Hypothyroidism can decrease the rate of your entire metabolism and set off a broad range of symptoms that include easy weight gain, lethargy, fatigue, insomnia, headaches, migraines, depression, exacerbated PMS, heavy periods, irregular menstrual cycles, hair loss, dry skin, digestive problems, and constipation.

By slowing the rate of your metabolism, a low thyroid hormone level can in turn lead to additional symptoms affecting various organs and systems in your body. You’re not likely to have all these symptoms if your thyroid hormone is low, but some may be familiar.
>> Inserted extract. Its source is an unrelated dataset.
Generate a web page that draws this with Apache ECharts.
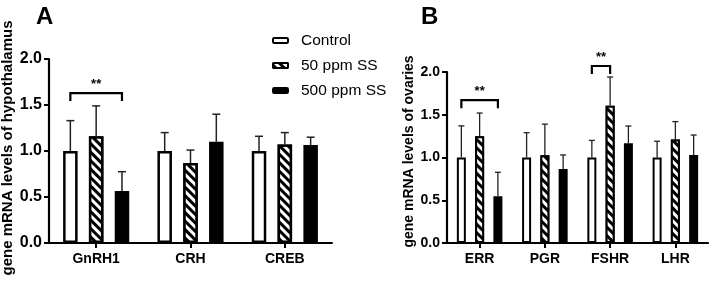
<!DOCTYPE html>
<html>
<head>
<meta charset="utf-8">
<script src="https://cdn.jsdelivr.net/npm/echarts@6/dist/echarts.min.js"></script>
<style>
  html, body { margin: 0; padding: 0; background: #fff; }
  #chart { width: 709px; height: 281px; }
</style>
</head>
<body>
<div id="chart"></div>
<script>
const groups = ['Control', '50 ppm SS', '500 ppm SS']
const yTicks = [0, 0.5, 1.0, 1.5, 2.0]

// panel A - hypothalamus
const hypoCats = ['GnRH1', 'CRH', 'CREB']
const hypoCtrl = [1.0, 1.0, 1.0]
const hypoCtrlErr = [0.33, 0.20, 0.16]
const hypo50 = [1.16, 0.87, 1.07]
const hypo50Err = [0.33, 0.14, 0.13]
const hypo500 = [0.565, 1.10, 1.065]
const hypo500Err = [0.21, 0.30, 0.085]
const hypoSig = [{ cat: 0, from: 0, to: 2, y: 1.63, text: '**' }]

// panel B - ovaries
const ovaCats = ['ERR', 'PGR', 'FSHR', 'LHR']
const ovaCtrl = [1.0, 1.0, 1.0, 1.0]
const ovaCtrlErr = [0.37, 0.29, 0.20, 0.19]
const ova50 = [1.25, 1.025, 1.606, 1.21]
const ova50Err = [0.27, 0.365, 0.335, 0.21]
const ova500 = [0.547, 0.865, 1.168, 1.028]
const ova500Err = [0.28, 0.165, 0.20, 0.235]
const ovaSig = [
  { cat: 0, from: 0, to: 2, y: 1.67, text: '**' },
  { cat: 2, from: 0, to: 1, y: 2.07, text: '**' }
]

const FONT = '"Liberation Sans", Arial, sans-serif'

// "\\\" stripes
const hatch = {
  symbol: 'rect',
  symbolSize: 1,
  dashArrayX: [1, 0],
  dashArrayY: [3, 2.5],
  rotation: Math.PI / 4,
  color: '#000',
  backgroundColor: '#fff'
}

const panels = [
  { cats: hypoCats, means: [hypoCtrl, hypo50, hypo500], errs: [hypoCtrlErr, hypo50Err, hypo500Err], sig: hypoSig, barW: 14.5, gap: 0.78, border: 2.5, cap: 8, errW: 1.5 },
  { cats: ovaCats, means: [ovaCtrl, ova50, ova500], errs: [ovaCtrlErr, ova50Err, ova500Err], sig: ovaSig, barW: 9, gap: 1.03, border: 2, cap: 6, errW: 1.3 }
]

const barStyles = [
  { color: '#fff' },
  { color: '#fff', decal: hatch },
  { color: '#000' }
]

const series = []
panels.forEach((p, pi) => {
  const pitch = p.barW * (1 + p.gap)
  groups.forEach((g, gi) => {
    series.push({
      name: g,
      type: 'bar',
      xAxisIndex: pi,
      yAxisIndex: pi,
      data: p.means[gi],
      barWidth: p.barW,
      barGap: (p.gap * 100) + '%',
      itemStyle: Object.assign({ borderColor: '#000', borderWidth: p.border }, barStyles[gi]),
      emphasis: { disabled: true },
      z: 2
    })
    // error bars (upper only)
    series.push({
      type: 'custom',
      xAxisIndex: pi,
      yAxisIndex: pi,
      silent: true,
      z: 3,
      data: p.means[gi].map((m, i) => [i, m, m + p.errs[gi][i]]),
      encode: { x: 0, y: [1, 2] },
      renderItem: (params, api) => {
        const lo = api.coord([api.value(0), api.value(1)])
        const hi = api.coord([api.value(0), api.value(2)])
        const x = lo[0] + (gi - 1) * pitch
        const st = { stroke: '#222', lineWidth: p.errW }
        return {
          type: 'group',
          children: [
            { type: 'line', shape: { x1: x, y1: lo[1], x2: x, y2: hi[1] }, style: st },
            { type: 'line', shape: { x1: x - p.cap / 2, y1: hi[1], x2: x + p.cap / 2, y2: hi[1] }, style: st }
          ]
        }
      }
    })
  })
  // significance brackets
  series.push({
    type: 'custom',
    xAxisIndex: pi,
    yAxisIndex: pi,
    silent: true,
    z: 4,
    clip: false,
    data: p.sig.map(s => [s.cat, s.from, s.to, s.y]),
    renderItem: (params, api) => {
      const s = p.sig[params.dataIndex]
      const c = api.coord([api.value(0), api.value(3)])
      const x1 = c[0] + (api.value(1) - 1) * pitch
      const x2 = c[0] + (api.value(2) - 1) * pitch
      const y = c[1]
      return {
        type: 'group',
        children: [
          { type: 'polyline', shape: { points: [[x1, y + 8], [x1, y], [x2, y], [x2, y + 8]] }, style: { stroke: '#000', lineWidth: 2.2, fill: null } },
          { type: 'text', x: (x1 + x2) / 2, y: y - 2, style: { text: s.text, textAlign: 'center', textVerticalAlign: 'bottom', font: 'bold 13px ' + FONT, fill: '#000' } }
        ]
      }
    }
  })
})

const tickStyle = { show: true, alignWithLabel: true, length: 5, lineStyle: { color: '#000', width: 2 } }
const lineStyle = { show: true, lineStyle: { color: '#000', width: 2.2 } }

const chart = echarts.init(document.getElementById('chart'))
chart.setOption({
  animation: false,
  backgroundColor: '#fff',
  textStyle: { fontFamily: FONT },
  title: [
    { text: 'A', left: 31, top: 0, textStyle: { fontSize: 24, fontWeight: 'bold', color: '#000', fontFamily: FONT } },
    { text: 'B', left: 416, top: 0, textStyle: { fontSize: 24, fontWeight: 'bold', color: '#000', fontFamily: FONT } }
  ],
  legend: {
    data: groups,
    orient: 'vertical',
    left: 267,
    top: 27,
    itemWidth: 15,
    itemHeight: 5,
    itemGap: 8,
    selectedMode: false,
    textStyle: { fontSize: 15.5, color: '#000', fontFamily: FONT, lineHeight: 17, padding: [0, 0, 0, 8] }
  },
  grid: [
    { left: 49, top: 59, width: 283, height: 184, outerBoundsMode: 'none', containLabel: false },
    { left: 447, top: 72, width: 261, height: 171, outerBoundsMode: 'none', containLabel: false }
  ],
  xAxis: [
    { type: 'category', gridIndex: 0, data: hypoCats, axisLine: lineStyle, axisTick: tickStyle, axisLabel: { color: '#000', fontWeight: 'bold', fontSize: 14, margin: 9 } },
    { type: 'category', gridIndex: 1, data: ovaCats, axisLine: lineStyle, axisTick: tickStyle, axisLabel: { color: '#000', fontWeight: 'bold', fontSize: 14, margin: 9 } }
  ],
  yAxis: [
    {
      type: 'value', gridIndex: 0, min: yTicks[0], max: yTicks[yTicks.length - 1], interval: 0.5,
      splitLine: { show: false }, axisLine: lineStyle, axisTick: tickStyle,
      axisLabel: { color: '#000', fontWeight: 'bold', fontSize: 16, margin: 7, formatter: v => v.toFixed(1) },
      name: 'gene mRNA levels of hypothalamus', nameLocation: 'middle', nameRotate: 90, nameGap: 33,
      nameTextStyle: { color: '#000', fontWeight: 'bold', fontSize: 15, padding: [0, 0, 0, 6] }
    },
    {
      type: 'value', gridIndex: 1, min: yTicks[0], max: yTicks[yTicks.length - 1], interval: 0.5,
      splitLine: { show: false }, axisLine: lineStyle, axisTick: tickStyle,
      axisLabel: { color: '#000', fontWeight: 'bold', fontSize: 14, margin: 7, formatter: v => v.toFixed(1) },
      name: 'gene mRNA levels of ovaries', nameLocation: 'middle', nameRotate: 90, nameGap: 26,
      nameTextStyle: { color: '#000', fontWeight: 'bold', fontSize: 14, padding: [0, 0, 0, 12] }
    }
  ],
  series: series
})
</script>
</body>
</html>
They include high cholesterol, reduced immunity, heart palpitations, low blood sugar, inability to lose weight, muscle and joint pain, recurring miscarriages, infertility, estrogen dominance and other hormone imbalances, anxiety, allergies, hives, hair loss (including loss of the outer third of your eyebrows), dry hair and skin, difficulty getting out of bed in the morning, and puffiness and swelling in your face (especially your eyelids) when you wake.

With so much at stake, restoring low thyroid hormone to a healthy level can be one of the most consequential actions you take to improve your all-around health and quality of life. Spending years of your life suffering needlessly from many of the above symptoms can take an inestimable toll on your body’s natural ability to achieve a more youthful hormone balance.

Taking control of your hormones beginning now, while you’re young will keep you both healthy and younger as you age and make the life you’re living now more productive. While there are a lot of ways to do it – things you already know, like eating better and getting enough sleep, knowing what your own “normal” is and keeping track of it over time with the help of  a knowledgeable doctor can help you find the right solutions for you.